Besides identifying trigger foods that can cause flare-ups, people with IBS can try a low- FODMAP diet. FODMAP stands for fermentable oligosaccharides, disaccharides, monosaccharides and polyols. These are short-chain carbohydrates that the small intestine does not absorb well in people with IBS, and can lead to bloating, gas, abdominal pain, and diarrhea.

The following foods contain FODMAPs:

  • oligosaccharides, including fructans (wheat, onions, garlic) and galactans (beans, lentils, soybeans)
  • disaccharides, including lactose (milk and other dairy products)
  • monosaccharides, including fructose (fruit, such as apples, pears, peaches, cherries, pears, and watermelon, and sweeteners like honey and agave nectar)
  • polyols, including sorbitol and mannitol (some fruits, vegetables, such as cauliflower, mushrooms, and peas, and artificial sweeteners, such as sorbitol, mannitol, xylitol, maltitol, and isomalt, found in sugar-free gum, mints, and cough medicines and drops.)
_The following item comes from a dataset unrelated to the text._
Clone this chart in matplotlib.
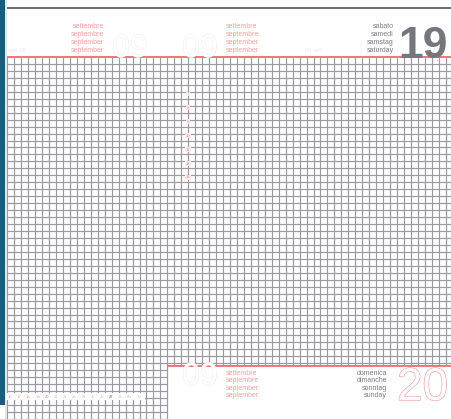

The idea behind the low FODMAP diet is to limit only the problematic foods in a category—not all of them. You may tolerate some foods better than others.

Consult a registered dietician if you are considering a low FODMAP diet. They will help you gradually eliminate FODMAPs from your diet, and then add the carbohydrates back in one at a time to identify the ones that are problematic for you.

Can stress and anxiety trigger IBS?

The brain and gut are closely connected. Stress and anxiety do not cause IBS, but they can increase the frequency and severity of symptoms. Psychological therapy, and relaxation and stress reduction techniques may help relieve IBS symptoms in some people.

Cognitive behavioral therapy (CBT). CBT helps you increase awareness of your thoughts and behavior and learn how to change your reactions to stressful situations. CBT can help people with IBS avoid anticipating symptoms that can trigger the body’s “fight or flight” response and make symptoms worse. Instead, people learn to use relaxation responses like deep breathing.

Biofeedback. Biofeedback is a mind-body therapy that involves training people to control the physiological reactions—such as increased muscle tension, blood pressure, and heart rate—that occur in response to stress. Through a trial-and-error approach, you gradually learn to change your body’s reaction under stress, including pain and discomfort from IBS.

Hypnotherapy. This relaxation technique may help people with IBS by calming the autonomic nervous system, which controls bodily functions like breathing, heartbeat, and digestive processes.

Support groups. Talking with others who deal with IBS can help people cope. One resource is the online community IBS Patient Support Group, which offers support, community discussions, and IBS information.